Modern OS do a lot of crap in the background, and spinning up full fat performance cores for that is a waste of power/heat/etc. Having a bunch of small cores that consume minimum heat/die space/power is a win, even if you don’t care about power as you can fit more dedicated performance cores on the machine that won’t get interrupted by background tasks.
Be careful about throwing accusations around mate; I’m not attempting to mislead at all, and I’m not really comparing for the sake of comparison. I.e., it isn’t fair or unfair - it is what it is.
I’m using the M1 as an example of what intel could/should be doing when they do something more than a half-assed implementation of the concept, in order to refute the notion that the entire CONCEPT is useless (as some here seem to think).
Mobile have been doing it for years, apple has been doing it for years (2 years now in computers) with success. The concept has merit, intel and microsoft just need to actually execute properly.
I’m not. I think it is foolish and, if these were more critical things, dangerous to take one item and then extrapolate its potential by basing it on information form something else.
While it can and will get better on all fronts, right now its pretty terrible and Intel have proven many times over that they poses a capacity to take a potentially good idea and so thoroughly run it into the ground.

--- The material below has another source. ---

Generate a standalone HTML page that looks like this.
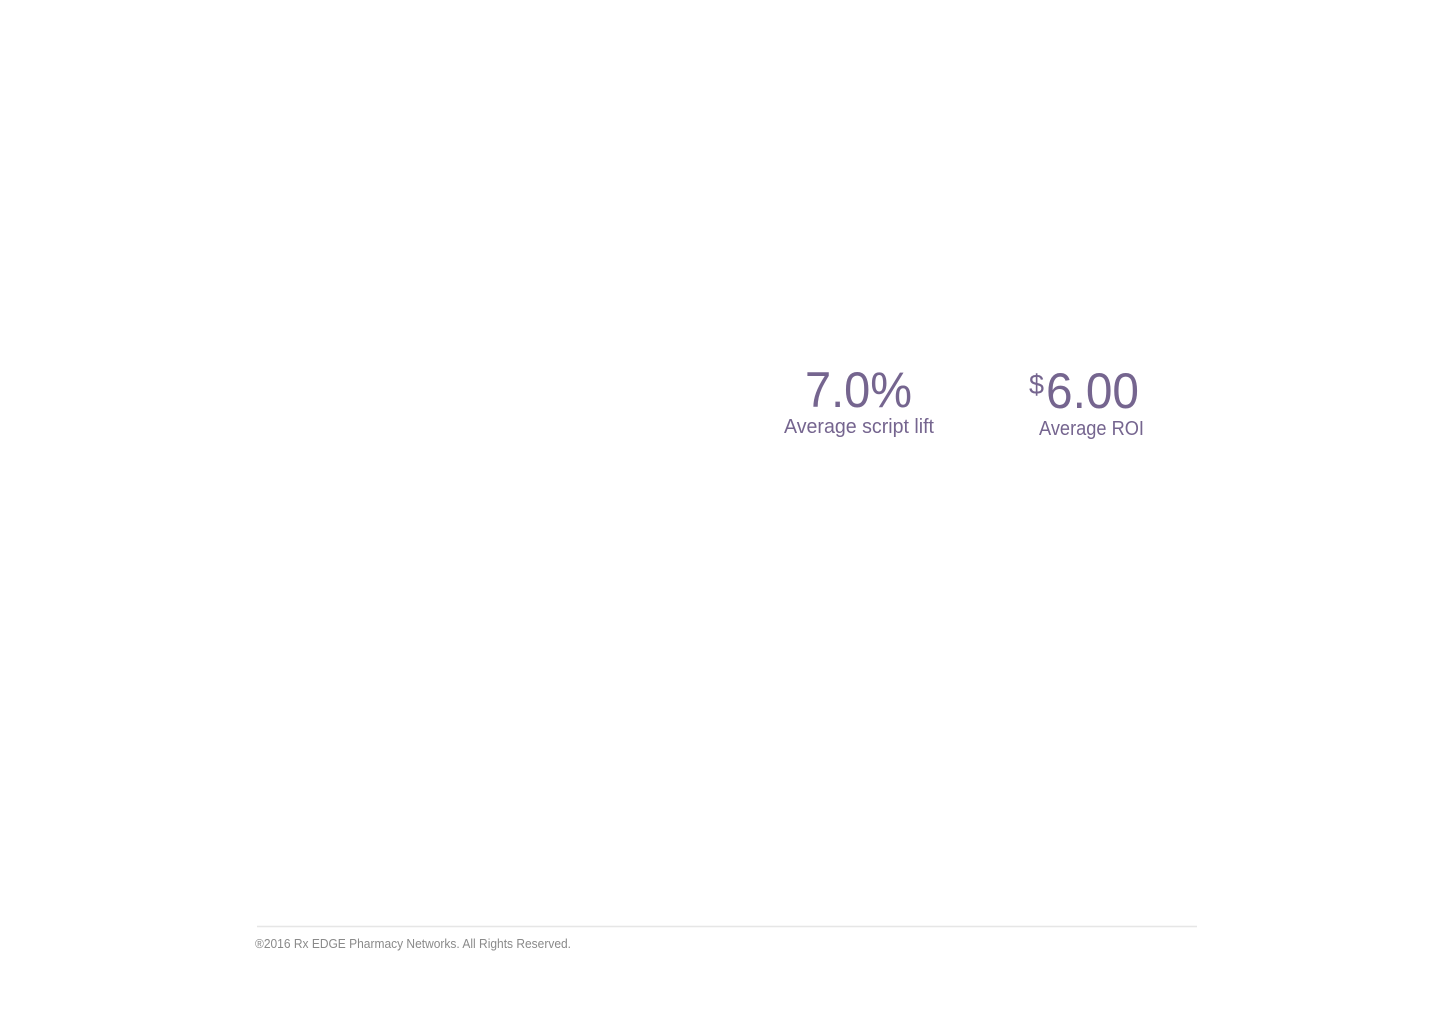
<!DOCTYPE html>
<html>
<head>
<meta charset="utf-8">
<style>
  html,body{margin:0;padding:0;background:#fff;}
  body{width:1456px;height:1012px;overflow:hidden;}
  svg{display:block;}
  text{font-family:"Liberation Sans",sans-serif;}
</style>
</head>
<body>
<svg width="1456" height="1012" viewBox="0 0 1456 1012">
  <g>
    <text x="805" y="407" font-size="50" fill="#75658f" textLength="107" lengthAdjust="spacingAndGlyphs">7.0%</text>
    <text x="784" y="433" font-size="20" fill="#75658f" textLength="150" lengthAdjust="spacingAndGlyphs">Average script lift</text>
  </g>
  <g>
    <text x="1029" y="394" font-size="28" fill="#75658f" textLength="15" lengthAdjust="spacingAndGlyphs">$</text>
    <text x="1046" y="408" font-size="50" fill="#75658f" textLength="93" lengthAdjust="spacingAndGlyphs">6.00</text>
    <text x="1039" y="435" font-size="20" fill="#75658f" textLength="105" lengthAdjust="spacingAndGlyphs">Average ROI</text>
  </g>
  <line x1="257" y1="926.5" x2="1197" y2="926.5" stroke="#e6e6e6" stroke-width="1.5"/>
  <text x="255" y="948" font-size="12.5" fill="#8a8a8a" textLength="316" lengthAdjust="spacingAndGlyphs">®2016 Rx EDGE Pharmacy Networks. All Rights Reserved.</text>
</svg>
</body>
</html>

So while it is a thing Intel are on, and apple have a similar idea, the implementations are so vastly different they they cannot be compared even to say that one is bound to get better just because the other is now.
So by any means, in the way it was presented, it is unfair to compare, extrapolate, inferred or base anything Intel could do on what Apple are doing now.
Just to make it obvious how I see it. You cannot say HDDs will get better now that we have SSDs, one will simply not drag the other along, they are in completely focuses while working in the same area.